When my daughter Elle was born 18 years ago, I thought no one could take care of her the way I could including my own mother! My Mom was quick to point out that well - she raised me and I survived, as well as, my three brothers - if she could raise four kids she probably could muddle through watching my baby while I took a shower! Hard to argue with that logic!
Over time you get over yourself, you still think deep down YOUR way is the one and only way, but you're willing to let the little things slide when others care for your child for that well deserved break that you needed yesterday! Still the overbearing mother instinct comes roaring back in a hurry with the introduction of a Step Mom into your child's life - no matter what their age.
As a Mom it was one of the hardest things I had to do - accept another woman into my daughter's life. Elle's Step Mom came on the scene when she was just a year old. Step Mom was younger than me and childless. Made even more complicated with her belief that she was the ultimate authority on parenting and I should happily welcome her critiques and suggestions. Often times implying if I followed them I could someday be half the parent she was. As you can imagine it didn't sit too well with me.
With each new critique and change demanded by Step Mom, I only grew more resentful. Why did marrying my Ex Husband give her a license to rate and manage my parenting?
When I became a Step Mom three years later to five kids with two different mother's - My experience with Elle's Step Mom was very fresh on my mind. I quickly realized how easy it was to fall into the trap of judging the mothering of my Step Kids by the Ex Wives. I chose not to share my observations nor offer recommendations to either women about their parenting. I knew full well that sharing my "corrective parenting" with either woman would only create more problems than it would solve.
My choice didn't mean that it was all peaches and cream coming from the Ex Wives to me. They had their judgments and demands on what my parenting should look like. From my perspective it was more about my style rather than substance!

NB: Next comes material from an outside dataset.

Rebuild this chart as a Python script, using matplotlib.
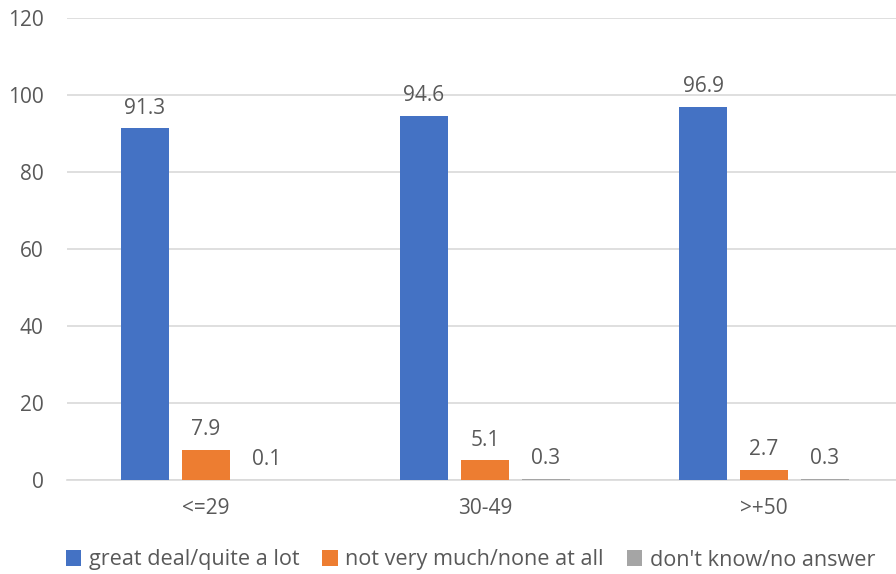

Having been on both sides of the equation I offer the following:
As a Mom dealing with a Step Mom - ask yourself - if my own Mom or Best Friend let the kids do the same thing would I let it go? If so let it go with the Step Mom. If it isn't putting the kids in real physical or emotional danger than LET IT GO with the Step Mom! The kids will survive - believe me!
Many Step Mom's were Mom's long before they became Step Moms. They parent differently than you do because they've been a parent to their own kids and are now raising them with your kids. It's more likely they are going to raise them in a way that suits them best.
Step Mom's without kids, are just learning the ropes the hard way just like you did years ago. Only the kids aren't babies and everyone isn't telling them - it's ok - we've all made mistakes - don't beat yourself up about it! It's usually the opposite - the expectation is that they should have known it yesterday. Give the Step Mom a break and support like you were given when you were a newbie raising your own kids.
I have yet to met a Step Mom who doesn't have a story about the Mom including me. But....the kids probably would have survived and thrived without you there - so unless Mom's behavior is putting the kids in physical or emotional danger - LET IT GO!
If it is putting them in danger - then let your Hubby handle it! You will never be the one the Mom changes for and it will only create more tension between you and her and your household and her household.
Mom's style is more likely the opposite from you - hint it's probably a big reason why they're not married to your Hubby any more! So even though you see great things happening with kids in your new routine - let Mom figure it out on her own. Or maybe she will ask your Hubby for help and HE can offer some suggestions. Ultimately unless your kids life is in danger - they'll survive living in two very different households! Believe me - I've got a few!
Don't sweat what you can't change - concentrate on what you can change!